El caso "muñeca Bielorrusa" se ha convertido en uno de los mayores escándalos recientes del Poder Judicial chileno, mostrando presuntos pagos ilegales que, según la Fiscalía, habrían buscado influir en fallos de la Corte Suprema a favor de un consorcio empresarial. La exministra Ángela Vivanco y varios conservadores de Bienes Raíces son el foco de la investigación, lo que ha generado una crisis de confianza institucional y ha puesto en duda la imparcialidad del sistema judicial.
Esta situación afecta la vida cotidiana de los ciudadanos, que hoy temen no encontrar justicia ante los tribunales. El episodio erosiona la legitimidad de las instituciones y deja abierta la inquietante pregunta de hasta dónde podrían llegar los eventuales abusos y desvíos de poder dentro del sistema judicial. La corrupción, lejos de ser un hecho aislado, deteriora la confianza institucional y debilita la base democrática de nuestra convivencia.
La investigación, aún presente en los medios pese a las próximas elecciones, ha revelado antecedentes según los cuales altas autoridades judiciales -como la exministra Ángela Vivanco y varios conservadores de Bienes Raíces- habrían recibido pagos encubiertos por, presuntamente, favorecer intereses privados en fallos que afectarían al patrimonio público. El Ministerio Público apunta a un posible esquema de "venta" de resoluciones en el que Vivanco habría intervenido en varias ocasiones, además del cobro de comisiones mensuales para designar cargos de alta influencia, larga duración y elevados sueldos.
No puede minimizarse la gravedad de estos hechos: hubo presuntas transferencias millonarias, asesorías ficticias y coordinación entre autoridades para manipular fallos a favor de intereses privados. Vulnerar la justicia, distorsionando recursos públicos y la igualdad ante la ley, exige la condena más tajante y el máximo rigor ético y legal, pues compromete la integridad del Estado de derecho.
La desconfianza crece cuando quienes deben proteger derechos ceden ante lo ilícito, y la democracia misma tambalea bajo la sombra de lo que hasta ahora se encontraba oculto e impune.
Si estos hechos eventualmente ocurrieron en el máximo tribunal, no serían solo delitos puntuales: la sola sospecha impacta la legitimidad de un sistema que debe velar por la justicia y el bien común, lo que inevitablemente genera una sensación de indefensión escandalosa en la ciudadanía. Si los miembros de nuestro sistema judicial sucumben ante la corrupción, no solo abandonan su deber de proteger, también se convierten en un peligro latente para toda la sociedad.

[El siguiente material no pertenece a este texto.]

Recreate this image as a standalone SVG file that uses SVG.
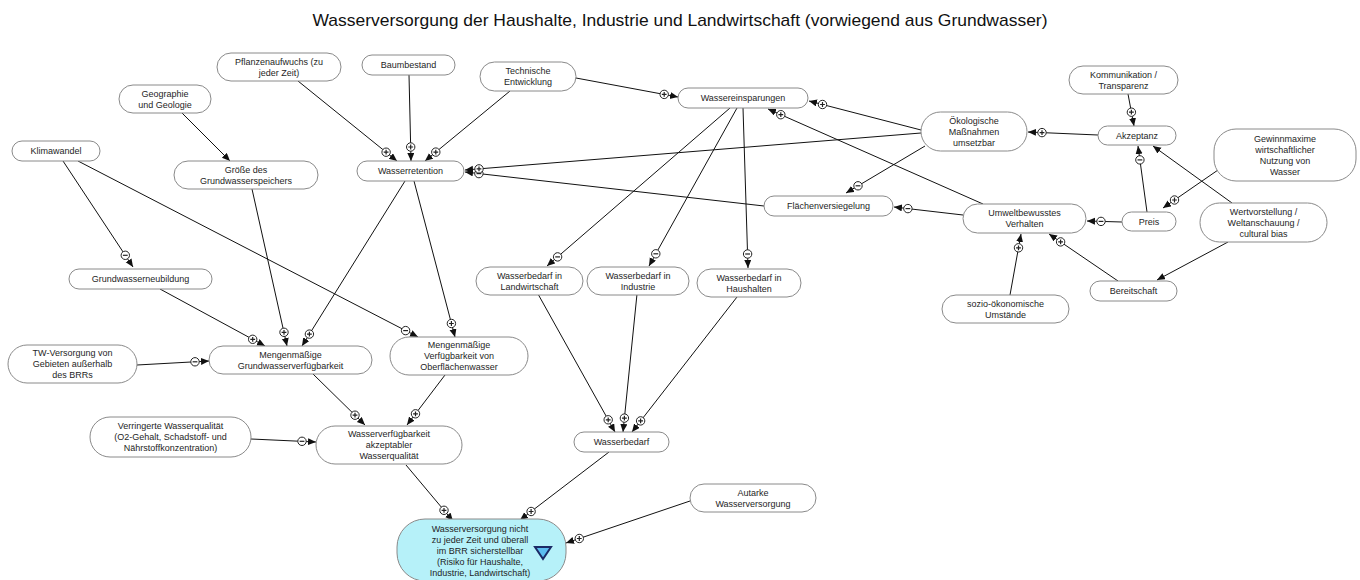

Si finalmente se dictara condena, lo más grave no sería la cantidad de dinero ni la identidad de quienes participaron y se beneficiaron de este esquema, sino el grave deterioro del tejido ético y social que supondría, al debilitar la credibilidad en las instituciones encargadas de impartir justicia. Cuando estas traicionan su mandato, se eclipsa el objetivo común de una sociedad justa y pacífica y la ley deja de ser garantía para convertirse en moneda de cambio.
La impunidad ante hechos como estos provoca una herida en la sociedad difícil de cicatrizar. Por eso, es imprescindible que el proceso judicial avance con transparencia y severidad, para que quienes transgredan los principios que deben custodiar enfrenten las consecuencias legales. Solo así podremos recuperar una democracia que nos resguarde a todos, sin excepciones ni privilegios. No debemos olvidar que la existencia de las normas y su correcta aplicación por el sistema judicial es la alternativa pacífica que evita el enfrentamiento armado y protege el convivir civilizado.
Queda en evidencia la necesidad de reformas que eliminen la opacidad y los focos de corrupción en el nombramiento de jueces, notarios y conservadores. Así, destaca el proyecto que se encuentra en segundo trámite en el Senado, que busca terminar con los vínculos entre política y judicatura, fortalecer el control de los recursos por la Contraloría y mejorar la disciplina interna con organismos más autónomos para investigar.
Sin duda, este escándalo marcará un antes y un después en nuestra historia reciente ya que indigna y perturba la confianza pública. Además, fractura instituciones claves para la paz social y los valores democráticos. Hoy el cuestionamiento natural –aunque inquietante– es si esto es solo la punta del iceberg y cuán extenso es el detrimento causado. Lo evidente es que la confianza pública ya está dañada, pero la reacción y determinación ante este episodio definirán el futuro de las próximas generaciones y la vigencia real de nuestros valores democráticos.